Dan, a familiar face on the nation's screens, is talking to me on the phone from, not surprisingly, Lincoln Castle.
The history fanatic is in the medieval city ahead of the latest date in his national tour 'An Evening With The History Guy', which comes to Burnley on March 14th.
Fans of the historian will have the chance to listen to him live including his own exclusive ‘local’ element that will see Dan present historical facts about each town and area on the tour.
I quizzed Dan on Burnley's history, and not surprisingly, he highlighted the town's role in the Industrial Revolution and the impact both world wars had on the borough and its residents.
"Burnley has some fascinating history, not least its close links with the military and the sacrifice of many of its people in the First and Second World Wars," he said.
"I was aware of this from when I visited Burnley last year to make a documentary about post-traumatic stress disorder. I chatted to veterans about their experiences with PTSD, which in the First World War was known as 'shell shock'.

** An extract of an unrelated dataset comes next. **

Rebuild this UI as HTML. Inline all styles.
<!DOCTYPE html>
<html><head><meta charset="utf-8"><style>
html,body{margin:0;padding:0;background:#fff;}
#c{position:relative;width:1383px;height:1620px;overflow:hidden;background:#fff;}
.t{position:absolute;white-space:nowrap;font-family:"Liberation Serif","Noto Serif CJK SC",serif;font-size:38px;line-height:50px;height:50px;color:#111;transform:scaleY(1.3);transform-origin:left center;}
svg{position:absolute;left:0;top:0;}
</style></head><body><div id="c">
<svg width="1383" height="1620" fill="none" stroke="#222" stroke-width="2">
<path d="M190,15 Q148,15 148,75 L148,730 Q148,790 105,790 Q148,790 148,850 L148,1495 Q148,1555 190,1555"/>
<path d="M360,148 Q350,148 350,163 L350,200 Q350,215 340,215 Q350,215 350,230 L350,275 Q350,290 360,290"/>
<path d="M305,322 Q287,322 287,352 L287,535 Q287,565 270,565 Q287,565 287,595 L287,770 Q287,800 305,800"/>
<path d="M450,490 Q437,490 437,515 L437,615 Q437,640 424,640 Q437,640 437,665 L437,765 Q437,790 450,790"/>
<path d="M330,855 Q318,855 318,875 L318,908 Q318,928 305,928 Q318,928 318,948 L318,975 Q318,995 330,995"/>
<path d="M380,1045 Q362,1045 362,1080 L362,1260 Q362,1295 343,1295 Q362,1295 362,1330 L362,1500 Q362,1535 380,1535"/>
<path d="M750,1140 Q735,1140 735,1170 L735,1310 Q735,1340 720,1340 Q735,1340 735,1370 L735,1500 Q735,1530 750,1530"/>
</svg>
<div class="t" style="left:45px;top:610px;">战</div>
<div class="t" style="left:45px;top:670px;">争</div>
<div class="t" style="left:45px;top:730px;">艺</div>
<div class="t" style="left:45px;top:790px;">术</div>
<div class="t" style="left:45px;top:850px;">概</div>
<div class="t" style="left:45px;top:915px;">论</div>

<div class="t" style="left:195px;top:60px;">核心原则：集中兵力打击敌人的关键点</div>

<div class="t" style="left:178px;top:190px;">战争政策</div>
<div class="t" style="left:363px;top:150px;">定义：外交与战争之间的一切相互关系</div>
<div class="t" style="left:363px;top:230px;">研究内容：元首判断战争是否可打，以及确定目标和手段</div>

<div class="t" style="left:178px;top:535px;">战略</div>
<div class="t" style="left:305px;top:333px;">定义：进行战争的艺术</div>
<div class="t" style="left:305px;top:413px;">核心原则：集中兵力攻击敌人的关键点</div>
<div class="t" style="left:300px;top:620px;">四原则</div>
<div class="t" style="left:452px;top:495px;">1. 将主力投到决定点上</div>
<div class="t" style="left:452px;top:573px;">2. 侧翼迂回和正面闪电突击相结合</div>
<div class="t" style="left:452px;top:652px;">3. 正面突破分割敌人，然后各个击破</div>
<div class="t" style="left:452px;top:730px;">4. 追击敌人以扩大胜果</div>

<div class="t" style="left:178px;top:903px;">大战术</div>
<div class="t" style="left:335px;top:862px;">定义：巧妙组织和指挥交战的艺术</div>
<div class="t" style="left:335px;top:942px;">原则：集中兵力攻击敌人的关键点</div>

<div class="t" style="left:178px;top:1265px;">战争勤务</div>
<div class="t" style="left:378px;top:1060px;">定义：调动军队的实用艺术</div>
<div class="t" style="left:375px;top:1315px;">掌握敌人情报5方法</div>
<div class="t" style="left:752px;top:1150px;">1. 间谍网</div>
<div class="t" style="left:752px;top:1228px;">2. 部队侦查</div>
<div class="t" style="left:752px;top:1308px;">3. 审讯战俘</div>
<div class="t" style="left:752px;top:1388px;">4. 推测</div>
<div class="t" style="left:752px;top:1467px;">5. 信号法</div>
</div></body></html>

"Burnley is a true military town and contributed many men to the 'Pals' battalions of the East Lancashire Regiment during the First World War.
"Obviously, we must also not forget what initially created Burnley's early growth, its important role in the textile trade. Burnley and Lancashire's mills powered the Industrial Revolution, which helped to power Britain's world domination of the 19th Century."

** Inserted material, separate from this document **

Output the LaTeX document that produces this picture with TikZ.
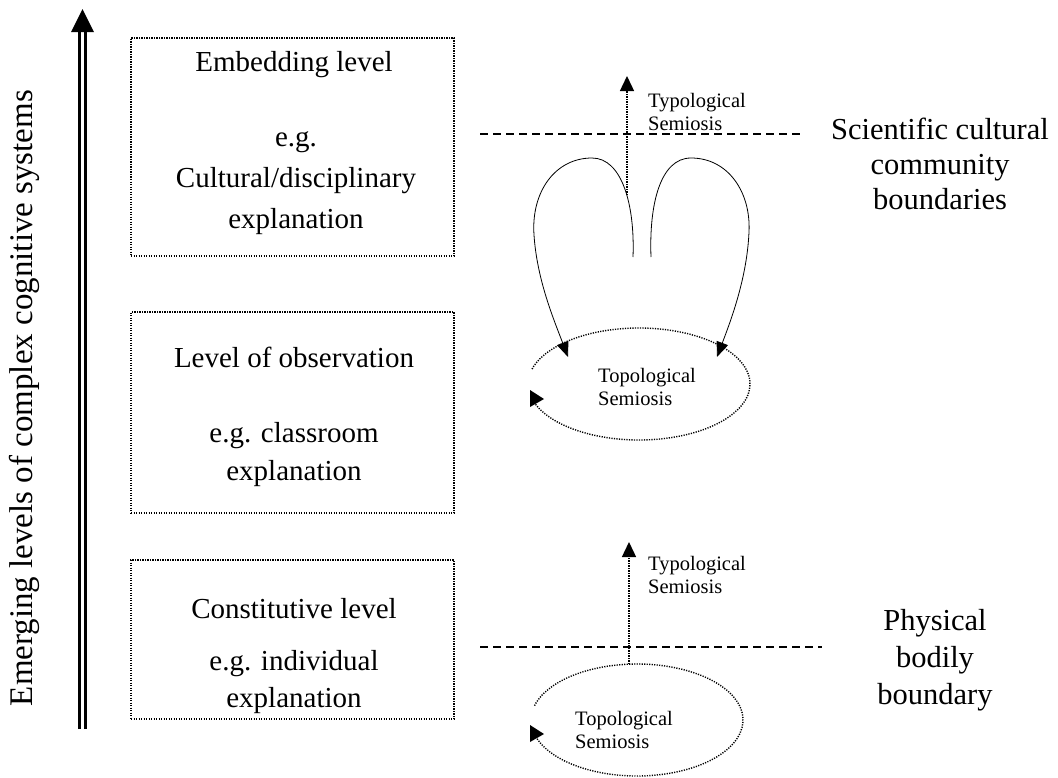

So why is history, for so long seen as a dusty old subject, now seemingly so popular as the rise of celebrity TV historians such as Dan attests to?
"I think history is the new rock 'n' roll," Dan answered.
"Family history online is bigger than ever and there are lots of good history documentaries on the television. The world has gone a bit barmy at the moment, what with Trump and Brexit, which is obviously history in the making.
"I think people want to make sense of where we're going as a human race, and history helps to do that. It's not just about looking into the past but also the future. Global warming is clearly a key issue for the world at the moment, much like global cooling was in the 17th Century, resulting in the deaths of a lot of people.
"Looking ahead, we have issues surrounding China and Russia, while globalisation is upsetting our political systems at the moment. We can speculate on what might happen in the future, in terms of new technologies such as digital voting and so forth."
I asked Dan how his tour had gone so far, whether he had encountered any tough crowds, and like good stand-up comics whether he had any put-downs for hecklers.
"I tend to use a bit of history banter comparing them to a tyrant or a failed general for instance. Thankfully, I don't get much heckling and I've learned new things at every venue I've played."
One new thing I put to Dan about Burnley that he wasn't aware of was the speculation the town may have been the site of the 937AD Battle of Brunanburh, which he admitted had always piqued his interest.
And on the subject of villains, I pressed Dan on who his favourite and least favourite characters from history were.
"I am a big fan of Lord Nelson, who was a remarkable, charismatic leader. As for least favourites, the 20th Century, sadly, had some pretty terrible despots of all shades," he answered.
Dan himself has a pretty impressive historical pedigree. The son of legendary broadcaster Peter Snow and the nephew of Channel 4 newsreader Jon Snow, Dan is the great great grandson of British Prime Minister David Lloyd George.